Most Men Live Lives Of Quiet Desperation

Henry David Thoreau said that. We heard it repeated by Professor John Keating (played by Robin Williams) in “Dead Poet’s Society.” Indeed, John Keating seemed to be the embodiment of Thoreau in that film. Along with teaching English, Keating taught his young men philosophy, and then he showed them by example how to live a philosophical life.

The art of philosophy eludes most people. That is what Thoreau meant when he said, “Most men live lives of quiet desperation.” Hear the words. Understand the meaning, but do something about it in your life. That was what Thoreau wanted. He also said, “Live your beliefs, and you can turn the world around,” and “Things do not change. We change.” While he spent his life searching for the meaning of his life, he wrote his thoughts down. We read them, consider what he had to say, and perhaps we will make changes in our lives, changes that might truly matter, not just to us, but to many people. That is philosophy in action.

Thoreau let his mind run wild and free beyond the point of reason, some think.
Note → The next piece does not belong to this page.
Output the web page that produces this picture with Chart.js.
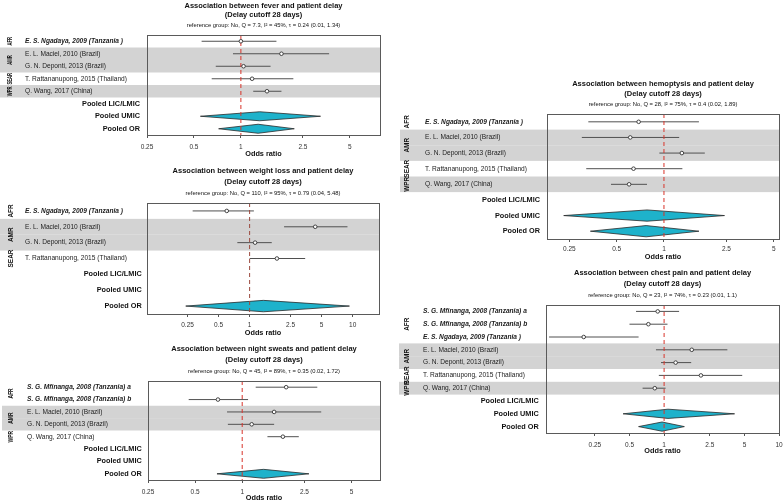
<!DOCTYPE html>
<html>
<head>
<meta charset="utf-8">
<script src="https://cdn.jsdelivr.net/npm/chart.js@4.4.0/dist/chart.umd.min.js"></script>
<style>
  html, body { margin: 0; padding: 0; background: #fff; }
  #wrap { position: relative; width: 784px; height: 502px; overflow: hidden; }
  #wrap canvas { position: absolute; left: 0; top: 0; }
</style>
</head>
<body>
<div id="wrap">
  <canvas id="fever" width="784" height="502"></canvas>
  <canvas id="weight" width="784" height="502"></canvas>
  <canvas id="sweats" width="784" height="502"></canvas>
  <canvas id="hemo" width="784" height="502"></canvas>
  <canvas id="chest" width="784" height="502"></canvas>
</div>
<script>
const FF = '"Liberation Sans", Arial, Helvetica, sans-serif';
const subtitle = '(Delay cutoff 28 days)';
const pooledLabels = ['Pooled LIC/LMIC', 'Pooled UMIC', 'Pooled OR'];
const ticksTo5 = [0.25, 0.5, 1, 2.5, 5];
const ticksTo10 = [0.25, 0.5, 1, 2.5, 5, 10];

// fever
const feverTitle = 'Association between fever and patient delay';
const feverStats = 'reference group: No, Q = 7.3, I² = 45%, τ = 0.24 (0.01, 1.34)';
const feverStudies = ['E. S. Ngadaya, 2009 (Tanzania )', 'E. L. Maciel, 2010 (Brazil)', 'G. N. Deponti, 2013 (Brazil)', 'T. Rattananupong, 2015 (Thailand)', 'Q. Wang, 2017 (China)'];
const feverRegions = ['AFR', 'AMR', 'AMR', 'SEAR', 'WPR'];
const feverOR = [1.0, 1.82, 1.04, 1.18, 1.47];
const feverLo = [0.56, 0.89, 0.69, 0.65, 1.2];
const feverHi = [1.69, 3.68, 1.55, 2.17, 1.82];
const feverPooledOR = [null, 1.32, 1.29];
const feverPooledLo = [null, 0.55, 0.72];
const feverPooledHi = [null, 3.24, 2.2];

// weight loss
const weightTitle = 'Association between weight loss and patient delay';
const weightStats = 'reference group: No, Q = 110, I² = 95%, τ = 0.79 (0.04, 5.48)';
const weightStudies = ['E. S. Ngadaya, 2009 (Tanzania )', 'E. L. Maciel, 2010 (Brazil)', 'G. N. Deponti, 2013 (Brazil)', 'T. Rattananupong, 2015 (Thailand)'];
const weightRegions = ['AFR', 'AMR', 'AMR', 'SEAR'];
const weightOR = [0.60, 4.33, 1.13, 1.84];
const weightLo = [0.28, 2.16, 0.76, 1.0];
const weightHi = [1.1, 8.9, 1.64, 3.46];
const weightPooledOR = [null, null, 1.36];
const weightPooledLo = [null, null, 0.24];
const weightPooledHi = [null, null, 9.3];

// night sweats
const sweatsTitle = 'Association between night sweats and patient delay';
const sweatsStats = 'reference group: No, Q = 45, I² = 89%, τ = 0.35 (0.02, 1.72)';
const sweatsStudies = ['S. G. Mfinanga, 2008 (Tanzania) a', 'S. G. Mfinanga, 2008 (Tanzania) b', 'E. L. Maciel, 2010 (Brazil)', 'G. N. Deponti, 2013 (Brazil)', 'Q. Wang, 2017 (China)'];
const sweatsRegions = ['AFR', 'AFR', 'AMR', 'AMR', 'WPR'];
const sweatsOR = [1.91, 0.70, 1.6, 1.15, 1.82];
const sweatsLo = [1.22, 0.455, 0.80, 0.81, 1.45];
const sweatsHi = [3.02, 1.09, 3.2, 1.6, 2.3];
const sweatsPooledOR = [null, null, 1.37];
const sweatsPooledLo = [null, null, 0.69];
const sweatsPooledHi = [null, null, 2.67];

// hemoptysis
const hemoTitle = 'Association between hemoptysis and patient delay';
const hemoStats = 'reference group: No, Q = 28, I² = 75%, τ = 0.4 (0.02, 1.89)';
const hemoStudies = ['E. S. Ngadaya, 2009 (Tanzania )', 'E. L. Maciel, 2010 (Brazil)', 'G. N. Deponti, 2013 (Brazil)', 'T. Rattananupong, 2015 (Thailand)', 'Q. Wang, 2017 (China)'];
const hemoRegions = ['AFR', 'AMR', 'AMR', 'SEAR', 'WPR'];
const hemoOR = [0.69, 0.61, 1.3, 0.64, 0.60];
const hemoLo = [0.33, 0.30, 0.935, 0.32, 0.46];
const hemoHi = [1.67, 1.25, 1.82, 1.31, 0.78];
const hemoPooledOR = [null, 0.78, 0.77];
const hemoPooledLo = [null, 0.23, 0.34];
const hemoPooledHi = [null, 2.43, 1.67];

// chest pain
const chestTitle = 'Association between chest pain and patient delay';
const chestStats = 'reference group: No, Q = 23, I² = 74%, τ = 0.23 (0.01, 1.1)';
const chestStudies = ['S. G. Mfinanga, 2008 (Tanzania) a', 'S. G. Mfinanga, 2008 (Tanzania) b', 'E. S. Ngadaya, 2009 (Tanzania )', 'E. L. Maciel, 2010 (Brazil)', 'G. N. Deponti, 2013 (Brazil)', 'T. Rattananupong, 2015 (Thailand)', 'Q. Wang, 2017 (China)'];
const chestRegions = ['AFR', 'AFR', 'AFR', 'AMR', 'AMR', 'SEAR', 'WPR'];
const chestOR = [0.88, 0.73, 0.20, 1.74, 1.26, 2.09, 0.83];
const chestLo = [0.57, 0.50, 0.1, 0.85, 0.94, 0.9, 0.65];
const chestHi = [1.35, 1.07, 0.60, 3.55, 1.72, 4.78, 1.03];
const chestPooledOR = [null, 1.08, 0.96];
const chestPooledLo = [null, 0.44, 0.6];
const chestPooledHi = [null, 4.1, 1.5];

// bands, frame, titles and row labels drawn around each forest plot
function makeDecor(p) {
  return {
    id: 'decor_' + p.id,
    beforeDatasetsDraw(chart) {
      const { ctx, chartArea: a, scales: { y } } = chart;
      ctx.save();
      ctx.fillStyle = '#d3d3d3';
      let g = 0;
      p.regions.forEach((r, i) => {
        if (i > 0 && r !== p.regions[i - 1]) g++;
        if (g % 2 === 1) {
          const t = y.getPixelForValue(i - 0.5), b = y.getPixelForValue(i + 0.5);
          ctx.fillRect(p.bandX, t, a.right - p.bandX, b - t);
        }
      });
      ctx.restore();
    },
    afterDatasetsDraw(chart) {
      const { ctx, chartArea: a } = chart;
      ctx.save();
      ctx.strokeStyle = '#5a5a5a';
      ctx.lineWidth = 1;
      ctx.strokeRect(Math.round(a.left) + 0.5, Math.round(a.top) + 0.5, Math.round(a.right - a.left), Math.round(a.bottom - a.top));
      ctx.restore();
    },
    afterDraw(chart) {
      const { ctx, chartArea: a, scales: { y } } = chart;
      const cx = (a.left + a.right) / 2;
      ctx.save();
      ctx.fillStyle = '#111';
      ctx.textAlign = 'center';
      ctx.textBaseline = 'middle';
      ctx.font = `bold 7.5px ${FF}`;
      ctx.fillText(p.title, cx, p.titleY[0]);
      ctx.fillText(subtitle, cx, p.titleY[1]);
      ctx.font = `5.8px ${FF}`;
      ctx.fillText(p.stats, cx, p.titleY[2]);

      // study labels
      ctx.textAlign = 'left';
      p.studies.forEach((s, i) => {
        ctx.fillStyle = '#222';
        ctx.font = (p.regions[i] === 'AFR' ? 'italic bold ' : '') + `6.6px ${FF}`;
        ctx.fillText(s, p.labelX, y.getPixelForValue(i));
      });
      ctx.textAlign = 'right';
      ctx.fillStyle = '#111';
      ctx.font = `bold 7.3px ${FF}`;
      pooledLabels.forEach((s, j) => {
        ctx.fillText(s, p.pooledX, y.getPixelForValue(p.studies.length + j));
      });

      // region labels (rotated)
      const groups = [];
      p.regions.forEach((r, i) => {
        const last = groups[groups.length - 1];
        if (last && last.name === r) last.end = i;
        else groups.push({ name: r, start: i, end: i });
      });
      ctx.font = `bold 7px ${FF}`;
      ctx.textAlign = 'center';
      groups.forEach(g => {
        ctx.save();
        ctx.translate(p.regionX, y.getPixelForValue((g.start + g.end) / 2));
        ctx.rotate(-Math.PI / 2);
        ctx.scale(p.regionScale, 1);
        ctx.fillText(g.name, 0, 0);
        ctx.restore();
      });
      ctx.restore();
    }
  };
}

function forestPanel(p) {
  const n = p.studies.length + pooledLabels.length;
  const [L, T, R, B] = p.box;
  const scaleH = Math.min(p.axisY - B + 4.4, 502 - B);
  const tickPad = p.tickY - B - 3 - 3.9;
  const datasets = [];

  datasets.push({
    data: p.or.map((v, i) => ({ x: v, y: i })),
    pointRadius: 1.8, pointBackgroundColor: '#fff', pointBorderColor: '#333', pointBorderWidth: 0.9,
    showLine: false, order: 0
  });
  datasets.push({
    data: [{ x: 1, y: -0.5 }, { x: 1, y: n - 0.5 }],
    showLine: true, borderColor: p.refColor, borderDash: [4, 3], borderWidth: 1, pointRadius: 0, order: 1
  });
  p.lo.forEach((lo, i) => {
    datasets.push({
      data: [{ x: lo, y: i }, { x: p.hi[i], y: i }],
      showLine: true, borderColor: '#505050', borderWidth: 1, pointRadius: 0, order: 2
    });
  });
  p.pooledOR.forEach((c, j) => {
    if (c == null) return;
    const r = p.studies.length + j;
    datasets.push({
      data: [{ x: p.pooledLo[j], y: r }, { x: c, y: r - 0.36 }, { x: p.pooledHi[j], y: r }, { x: c, y: r + 0.36 }, { x: p.pooledLo[j], y: r }],
      showLine: true, fill: 'shape', backgroundColor: '#1eb2cb', borderColor: '#2a2a2a', borderWidth: 0.8,
      pointRadius: 0, tension: 0, order: 3
    });
  });

  new Chart(document.getElementById(p.id), {
    type: 'scatter',
    data: { datasets },
    options: {
      responsive: false,
      animation: false,
      devicePixelRatio: 1,
      layout: { padding: { left: L, top: T, right: 784 - R, bottom: 502 - B - scaleH } },
      plugins: { legend: { display: false }, tooltip: { enabled: false } },
      scales: {
        x: {
          type: 'logarithmic',
          min: p.xMin, max: p.xMax,
          afterBuildTicks: ax => { ax.ticks = p.ticks.map(v => ({ value: v })); },
          afterFit: ax => { ax.height = scaleH; ax.paddingLeft = 0; ax.paddingRight = 0; },
          ticks: {
            callback: v => String(v), autoSkip: false, maxRotation: 0,
            font: { size: 6.5, family: FF }, color: '#333', padding: tickPad
          },
          grid: { drawOnChartArea: false, drawTicks: true, tickLength: 3, color: '#555' },
          border: { display: true, color: '#555' },
          title: { display: true, text: 'Odds ratio', font: { size: 7.3, weight: 'bold', family: FF }, color: '#111', padding: 0 }
        },
        y: { type: 'linear', display: false, reverse: true, min: -0.5, max: n - 0.5 }
      }
    },
    plugins: [makeDecor(p)]
  });
}

forestPanel({
  id: 'fever', title: feverTitle, stats: feverStats, studies: feverStudies, regions: feverRegions,
  or: feverOR, lo: feverLo, hi: feverHi, pooledOR: feverPooledOR, pooledLo: feverPooledLo, pooledHi: feverPooledHi,
  box: [147, 35, 380, 135], xMin: 0.25, xMax: 7.8, ticks: ticksTo5,
  titleY: [5.7, 15.3, 25], tickY: 147, axisY: 153.5,
  labelX: 25, pooledX: 140, regionX: 10.3, regionScale: 0.6, bandX: 0, refColor: '#d8342a'
});
forestPanel({
  id: 'weight', title: weightTitle, stats: weightStats, studies: weightStudies, regions: weightRegions,
  or: weightOR, lo: weightLo, hi: weightHi, pooledOR: weightPooledOR, pooledLo: weightPooledLo, pooledHi: weightPooledHi,
  box: [147, 203, 379, 314], xMin: 0.101, xMax: 18, ticks: ticksTo10,
  titleY: [171, 181.5, 193], tickY: 325, axisY: 333,
  labelX: 25, pooledX: 141.7, regionX: 11.5, regionScale: 0.92, bandX: 0, refColor: '#9c4a3e'
});
forestPanel({
  id: 'sweats', title: sweatsTitle, stats: sweatsStats, studies: sweatsStudies, regions: sweatsRegions,
  or: sweatsOR, lo: sweatsLo, hi: sweatsHi, pooledOR: sweatsPooledOR, pooledLo: sweatsPooledLo, pooledHi: sweatsPooledHi,
  box: [148, 381, 380, 480], xMin: 0.25, xMax: 7.6, ticks: ticksTo5,
  titleY: [349.3, 360, 371.7], tickY: 492.3, axisY: 499.5,
  labelX: 27, pooledX: 141.7, regionX: 11.5, regionScale: 0.7, bandX: 2, refColor: '#d8342a'
});
forestPanel({
  id: 'hemo', title: hemoTitle, stats: hemoStats, studies: hemoStudies, regions: hemoRegions,
  or: hemoOR, lo: hemoLo, hi: hemoHi, pooledOR: hemoPooledOR, pooledLo: hemoPooledLo, pooledHi: hemoPooledHi,
  box: [547, 114, 780, 239], xMin: 0.18, xMax: 5.41, ticks: ticksTo5,
  titleY: [83.7, 93.7, 104.3], tickY: 249.3, axisY: 256.7,
  labelX: 425, pooledX: 540, regionX: 407, regionScale: 0.92, bandX: 400, refColor: '#d8342a'
});
forestPanel({
  id: 'chest', title: chestTitle, stats: chestStats, studies: chestStudies, regions: chestRegions,
  or: chestOR, lo: chestLo, hi: chestHi, pooledOR: chestPooledOR, pooledLo: chestPooledLo, pooledHi: chestPooledHi,
  box: [546, 305, 780, 433], xMin: 0.094, xMax: 10, ticks: ticksTo10,
  titleY: [273.3, 283.7, 295], tickY: 445, axisY: 451.3,
  labelX: 423, pooledX: 538.7, regionX: 407, regionScale: 0.92, bandX: 399, refColor: '#d8342a'
});
</script>
</body>
</html>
While he took on some of the key social issues of his day, he also came to believe that people would live better if they all went about doing their own thing. In that sense, he saw little value and much harm in government. He said something like this, “Any fool can make a rule, and every fool will follow it.” Actually, he did not say it exactly that way. I used my philosophy to change it up to fit my time, since I do not live in Thoreau’s time. You see, that is OK. Thoreau likely would approve that. What about you?

When he described a world of people who live their lives in quiet desperation, I think of steers moving in a herd from their grasslands to the slaughterhouse. They do that because they are steers. They move in a herd because steers do that. Suppose one of them had the thought to leave its herd in the dead of night during the cattle drive. That steer would not change the fate of the others, and its life would not likely improve greatly. But a philosopher would appreciate the steer’s thought, and action, to conclude that the steer mattered.